13. In The Tata Iron & Steel Co. Ltd. (Supra), Co-ordinate Bench noted that, the admission of fact was required to be made either in the pleadings or otherwise. The Co-ordinate Bench was of the view that, an admission which was made prior to the filing of the suit cannot be construed to be admission within the meaning of Order XII Rule 6 of the Code of Civil Procedure, 1908.

14. In the facts of that case, there was a letter dated May 24, 1997 issued by the defendant in such suit which offered payment of an amount in a phased manner. Such factual situation is not obtaining in the present case.

15. Order XII Rule 6 of the Code of Civil Procedure allows the Court to pass a decree, at any stage of the suit, either on the application of any party to the suit or on its own motion and without waiting for the determination of any other question between the parties, on the basis of the admission of fact made either in the pleadings or otherwise.
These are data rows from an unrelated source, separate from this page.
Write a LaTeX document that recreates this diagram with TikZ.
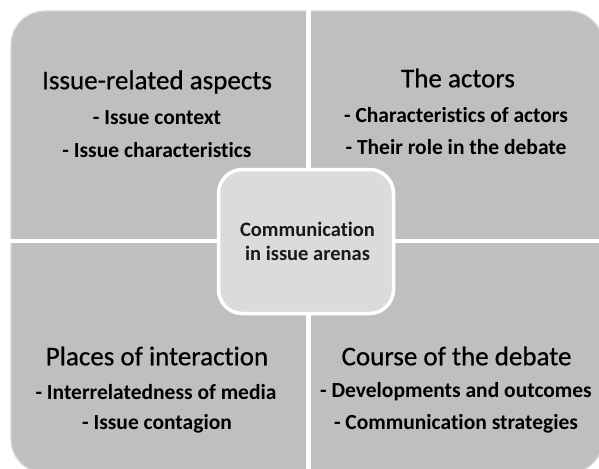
\documentclass[tikz,border=0pt]{standalone}
\usepackage{fontspec}
\setmainfont{Carlito}[RawFeature=-liga]
\newfontfamily\titlefont{Carlito}[RawFeature=-liga, FakeBold=0.6]
\begin{document}
\begin{tikzpicture}[x=1pt,y=-1pt,
  title/.style={font=\titlefont\fontsize{27}{29}\selectfont, text=black, inner sep=0pt, anchor=center},
  item/.style={font=\bfseries\fontsize{21.5}{23}\selectfont, text=black, inner sep=0pt, anchor=center},
  ctext/.style={font=\bfseries\fontsize{20.5}{22}\selectfont, text=black!90, inner sep=0pt, align=center}]
\useasboundingbox (0,0) rectangle (599,468);
\fill[white] (0,0) rectangle (599,468);
% outer shape
\draw[black!15, line width=1.2pt, fill=black!25] (11,11) [rounded corners=34pt] rectangle (603,473);
% dividers
\draw[white, line width=5pt] (308.5,8) -- (308.5,470);
\draw[white, line width=4.5pt] (8,241) -- (602,241);
% center box
\draw[white, line width=3.5pt, fill=black!14, rounded corners=24pt] (218.5,169.5) rectangle (393.5,313.5);
\node[ctext] (c) at (307.5,241) {Communication\\[2pt]in issue arenas};
% TL
\node[title] (t1) at (157,82) {Issue-related aspects};
\node[item] (a1) at (157,118) {- Issue context};
\node[item] (a2) at (157,150) {- Issue characteristics};
% TR
\node[title] (t2) at (458,78) {The actors};
\node[item] (b1) at (456,115) {- Characteristics of actors};
\node[item] (b2) at (456,147) {- Their role in the debate};
% BL
\node[title] (t3) at (157,356) {Places of interaction};
\node[item] (d1) at (156,392) {- Interrelatedness of media};
\node[item] (d2) at (157,424) {- Issue contagion};
% BR
\node[title] (t4) at (456.5,356) {Course of the debate};
\node[item] (e1) at (456,392) {- Developments and outcomes};
\node[item] (e2) at (456,424) {- Communication strategies};
\end{tikzpicture}
\end{document}
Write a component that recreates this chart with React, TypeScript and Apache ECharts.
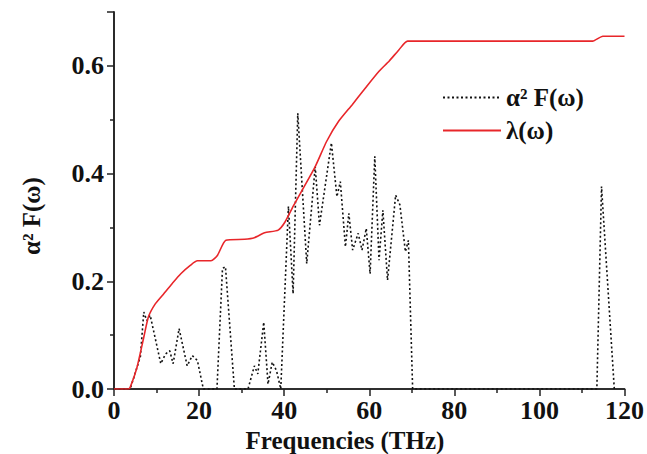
import React, { useEffect, useRef } from "react";
import * as echarts from "echarts";

const lambdaX = [0, 3.4, 3.8, 5.4, 7, 8.1, 9.7, 11.7, 13.7, 15.7, 18, 19.6, 22.8, 24.3, 26.3, 30.7, 33, 35.4, 38.6, 40.2, 42.1, 44.5, 47.3, 50, 52.8, 56, 59.1, 62.3, 64.7, 67, 69, 112.5, 114.9, 120];
const lambdaY = [0, 0, 0.003, 0.04, 0.096, 0.134, 0.158, 0.177, 0.196, 0.214, 0.23, 0.238, 0.238, 0.248, 0.276, 0.278, 0.281, 0.29, 0.295, 0.31, 0.339, 0.373, 0.413, 0.46, 0.497, 0.528, 0.559, 0.59, 0.609, 0.63, 0.646, 0.646, 0.655, 0.655];

const a2fX = [0, 3.8, 5.4, 6.2, 7, 7.7, 8.5, 11, 12.1, 13.1, 13.9, 15.3, 17.2, 18.4, 19.6, 21, 24.2, 25.5, 26.2, 28.3, 31.5, 33, 33.8, 35.2, 36.2, 37.2, 38.2, 39.2, 41, 42.1, 43.2, 45.3, 47.3, 48.3, 51.1, 52.4, 53.2, 54.4, 55.2, 56.1, 57.4, 58.3, 59.3, 60.2, 61.3, 62.3, 63.2, 64.3, 66.2, 67.2, 68.5, 69.2, 70.2, 113.5, 114.6, 117.6];
const a2fY = [0, 0, 0.04, 0.06, 0.143, 0.127, 0.137, 0.047, 0.065, 0.071, 0.047, 0.112, 0.043, 0.062, 0.053, 0, 0, 0.224, 0.227, 0, 0, 0.043, 0.028, 0.124, 0.009, 0.05, 0.034, 0, 0.339, 0.177, 0.512, 0.233, 0.413, 0.304, 0.457, 0.357, 0.385, 0.264, 0.326, 0.258, 0.289, 0.258, 0.298, 0.214, 0.432, 0.239, 0.332, 0.202, 0.36, 0.342, 0.255, 0.276, 0, 0, 0.376, 0];

const xTicks = [0, 20, 40, 60, 80, 100, 120];
const yTicks = [0, 0.2, 0.4, 0.6];

const FONT = "'Liberation Serif', 'Times New Roman', serif";

export default function App() {
  const ref = useRef<HTMLDivElement>(null);
  useEffect(() => {
    if (!ref.current) return;
    const chart = echarts.init(ref.current, null, { renderer: "svg" });
    const axisLine = { show: true, lineStyle: { color: "#222", width: 1.6 } };
    chart.setOption({
      animation: false,
      backgroundColor: "#fff",
      grid: { left: 114, right: 22, top: 12, bottom: 65 },
      legend: {
        orient: "vertical",
        left: 437,
        top: 80,
        itemWidth: 58,
        itemHeight: 14,
        itemGap: 8,
        itemStyle: { opacity: 0 },
        data: ["α² F(ω)", "λ(ω)"],
        textStyle: { fontFamily: FONT, fontWeight: "bold", fontSize: 25, color: "#111", padding: [0, 0, 0, 0] },
      },
      xAxis: [
        {
          type: "value",
          min: 0,
          max: 120,
          interval: 20,
          axisLine,
          axisTick: { show: true, inside: false, length: 7, lineStyle: { color: "#222", width: 1.5 } },
          minorTick: { show: true, splitNumber: 2, length: 4, lineStyle: { color: "#222", width: 1.5 } },
          splitLine: { show: false },
          axisLabel: {
            margin: 8,
            fontFamily: FONT,
            fontWeight: "bold",
            fontSize: 26,
            color: "#111",
            formatter: (v: number) => (xTicks.includes(v) ? String(v) : ""),
          },
        },
        {
          type: "value",
          position: "top",
          min: 0,
          max: 120,
          axisLine,
          axisTick: { show: false },
          axisLabel: { show: false },
          splitLine: { show: false },
        },
      ],
      yAxis: [
        {
          type: "value",
          min: 0,
          max: 0.7,
          interval: 0.2,
          axisLine,
          axisTick: { show: true, length: 7, lineStyle: { color: "#222", width: 1.5 } },
          minorTick: { show: true, splitNumber: 2, length: 4, lineStyle: { color: "#222", width: 1.5 } },
          splitLine: { show: false },
          axisLabel: {
            margin: 10,
            fontFamily: FONT,
            fontWeight: "bold",
            fontSize: 26,
            color: "#111",
            formatter: (v: number) => (yTicks.some((t) => Math.abs(t - v) < 1e-9) ? v.toFixed(1) : ""),
          },
        },
        {
          type: "value",
          position: "right",
          min: 0,
          max: 0.7,
          axisLine,
          axisTick: { show: false },
          axisLabel: { show: false },
          splitLine: { show: false },
        },
      ],
      graphic: [
        {
          type: "text",
          x: 345,
          y: 440,
          style: {
            text: "Frequencies (THz)",
            font: `bold 25px ${FONT}`,
            fill: "#111",
            align: "center",
            verticalAlign: "middle",
          },
        },
        {
          type: "text",
          x: 31,
          y: 216,
          rotation: Math.PI / 2,
          style: {
            text: "α² F(ω)",
            font: `bold 25px ${FONT}`,
            fill: "#111",
            align: "center",
            verticalAlign: "middle",
          },
        },
      ],
      series: [
        {
          name: "α² F(ω)",
          type: "line",
          symbol: "none",
          data: a2fX.map((x, i) => [x, a2fY[i]]),
          lineStyle: { color: "#111", width: 1.6, type: [2, 2.5] },
          itemStyle: { color: "#111" },
          z: 2,
        },
        {
          name: "λ(ω)",
          type: "line",
          symbol: "none",
          smooth: 0.2,
          data: lambdaX.map((x, i) => [x, lambdaY[i]]),
          lineStyle: { color: "#e8262a", width: 1.6 },
          itemStyle: { color: "#e8262a" },
          z: 3,
        },
      ],
    });
    return () => chart.dispose();
  }, []);
  return <div ref={ref} style={{ position: "fixed", left: 0, top: 0, width: 647, height: 454 }} />;
}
16. The words ‘or otherwise’ used in Order XII Rule 6 is to be understood in the context of the word ‘pleadings’ used immediately before these two words. The irresistible inference is that such words allow consideration of admission made otherwise than by way of pleadings. That would enlarge the area of operation to events that is admission occurring outside of pleadings and therefore encompass admissions made prior to institution of suit also.

17. Legislature, therefore, entrusted the Court with the power to pass a decree on admission of fact notwithstanding no application being made in that regard by any of the parties and notwithstanding determination of any other issues between the parties to the suit, if the Court found that there is an admission, appearing in the pleadings or otherwise. Provisions of Order XII Rule 6 of the Code of Civil Procedure, 1908 do not prescribe any limitation in the manner the appellant seeks to introduce to it.
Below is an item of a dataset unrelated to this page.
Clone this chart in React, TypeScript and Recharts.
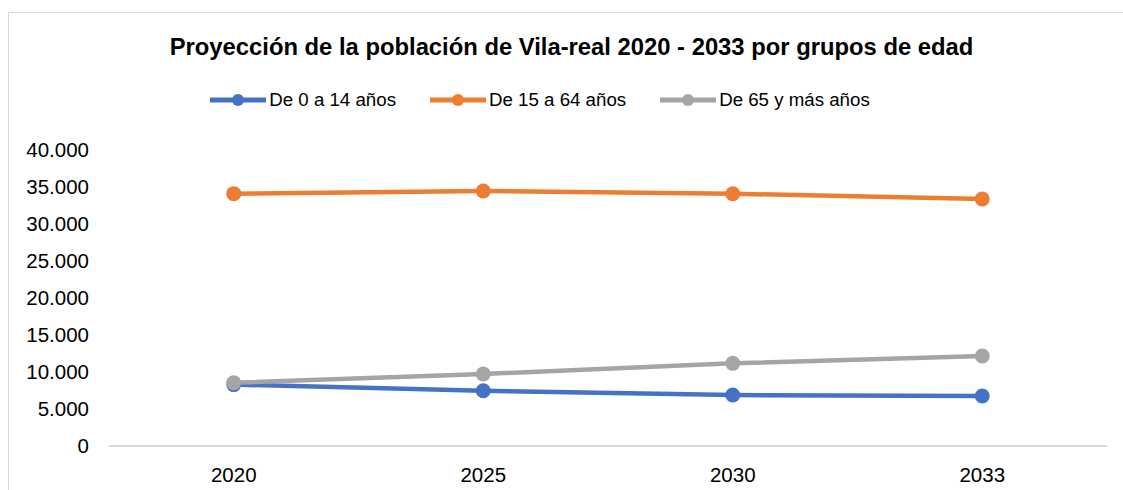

18. The word ‘otherwise’ means when, used in the context of Order XII Rule 6 is that, such admission may appear de hors the pleadings. It necessarily means that, de hors the pleadings filed, there can be an admission, upon which, the Court can act upon.
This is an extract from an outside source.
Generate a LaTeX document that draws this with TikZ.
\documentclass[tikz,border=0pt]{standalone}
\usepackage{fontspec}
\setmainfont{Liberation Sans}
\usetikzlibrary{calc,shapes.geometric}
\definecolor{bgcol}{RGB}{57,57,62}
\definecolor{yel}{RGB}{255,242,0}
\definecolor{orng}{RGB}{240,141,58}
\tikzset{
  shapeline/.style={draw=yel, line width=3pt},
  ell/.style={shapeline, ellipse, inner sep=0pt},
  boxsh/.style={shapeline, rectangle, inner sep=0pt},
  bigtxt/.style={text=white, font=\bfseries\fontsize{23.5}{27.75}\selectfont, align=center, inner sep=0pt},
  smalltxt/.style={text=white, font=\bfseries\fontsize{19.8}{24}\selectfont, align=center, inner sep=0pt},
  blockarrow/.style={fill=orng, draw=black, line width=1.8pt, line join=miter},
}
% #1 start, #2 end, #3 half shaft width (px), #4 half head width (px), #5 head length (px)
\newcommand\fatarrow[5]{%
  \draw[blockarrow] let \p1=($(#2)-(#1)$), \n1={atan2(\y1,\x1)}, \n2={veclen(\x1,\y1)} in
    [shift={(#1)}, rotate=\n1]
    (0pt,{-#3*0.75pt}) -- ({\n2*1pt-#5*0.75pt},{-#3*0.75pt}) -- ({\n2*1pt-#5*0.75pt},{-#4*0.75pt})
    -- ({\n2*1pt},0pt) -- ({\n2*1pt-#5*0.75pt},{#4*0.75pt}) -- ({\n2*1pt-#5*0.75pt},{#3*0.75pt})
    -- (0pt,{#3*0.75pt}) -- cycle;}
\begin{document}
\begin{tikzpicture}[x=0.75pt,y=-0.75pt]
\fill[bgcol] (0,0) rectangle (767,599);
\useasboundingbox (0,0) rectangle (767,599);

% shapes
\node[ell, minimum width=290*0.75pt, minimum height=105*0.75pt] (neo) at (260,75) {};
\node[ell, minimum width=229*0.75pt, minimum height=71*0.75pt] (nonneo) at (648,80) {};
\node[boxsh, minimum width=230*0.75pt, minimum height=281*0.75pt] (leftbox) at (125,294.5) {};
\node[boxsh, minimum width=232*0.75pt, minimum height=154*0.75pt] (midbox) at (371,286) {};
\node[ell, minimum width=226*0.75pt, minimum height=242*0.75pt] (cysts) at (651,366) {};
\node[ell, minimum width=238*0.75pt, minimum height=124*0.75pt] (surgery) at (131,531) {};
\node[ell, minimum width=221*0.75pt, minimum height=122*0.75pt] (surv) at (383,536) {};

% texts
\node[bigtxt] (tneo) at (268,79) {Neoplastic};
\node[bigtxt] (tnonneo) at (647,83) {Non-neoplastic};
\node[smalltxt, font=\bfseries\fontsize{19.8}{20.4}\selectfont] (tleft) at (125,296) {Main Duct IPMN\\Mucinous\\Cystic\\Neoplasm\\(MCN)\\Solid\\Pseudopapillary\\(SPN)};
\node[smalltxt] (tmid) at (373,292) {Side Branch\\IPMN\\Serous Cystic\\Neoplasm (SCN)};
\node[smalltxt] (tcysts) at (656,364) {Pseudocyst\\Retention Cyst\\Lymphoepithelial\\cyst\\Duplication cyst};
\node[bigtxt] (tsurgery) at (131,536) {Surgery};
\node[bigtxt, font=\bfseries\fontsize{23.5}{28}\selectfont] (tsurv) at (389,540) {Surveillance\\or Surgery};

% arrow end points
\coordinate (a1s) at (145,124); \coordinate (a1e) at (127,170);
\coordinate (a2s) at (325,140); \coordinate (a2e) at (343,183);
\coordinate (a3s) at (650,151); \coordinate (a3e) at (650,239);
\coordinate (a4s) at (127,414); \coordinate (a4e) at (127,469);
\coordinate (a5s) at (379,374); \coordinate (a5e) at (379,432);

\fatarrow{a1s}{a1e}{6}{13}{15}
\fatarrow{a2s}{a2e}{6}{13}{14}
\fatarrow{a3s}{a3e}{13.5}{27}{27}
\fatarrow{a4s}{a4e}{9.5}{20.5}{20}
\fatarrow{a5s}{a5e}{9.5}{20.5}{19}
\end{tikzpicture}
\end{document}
19. Order XII Rule 6 of the Code of Civil Procedure, 1908 as appearing, does not put a time limit as to the admission appearing otherwise than the pleadings that the Court can take notice of the same and pass a decree thereon.

20. In this context reference can be made to 2025 SCC Online SC 751 (Rajiv Ghosh -Vs- Satya Narayan Jaiswal) where it is held as follows:

                     “35. The words “or otherwise” are wide enough to include all cases of admissions made in the pleadings or de hors the pleadings. Under Rule 6, as originally enacted, it was held that the words “or otherwise” without the words “in writing” used in Rule 1 showed that a judgment could be given upon oral or verbal admission also. [See : Beeny, re, (1894) 1 Ch D 499] The Amendment Act of 1976, however, made the position clear stating that such admissions may be “in the pleading or otherwise” and “whether orally or in writing”. Thus, after the amendment in Rule 6, the admissions are not confined to Rule 1 or Rule 4 of Order 6, but are of general application. Such admissions may be express or implied (constructive); may be in writing or oral; or may be before the institution of the suit, after the suit is brought or during the pendency of proceedings.”

21. In such circumstances, we find no merit in the present appeal.

22. APD/1/2024 is dismissed without any order as to costs.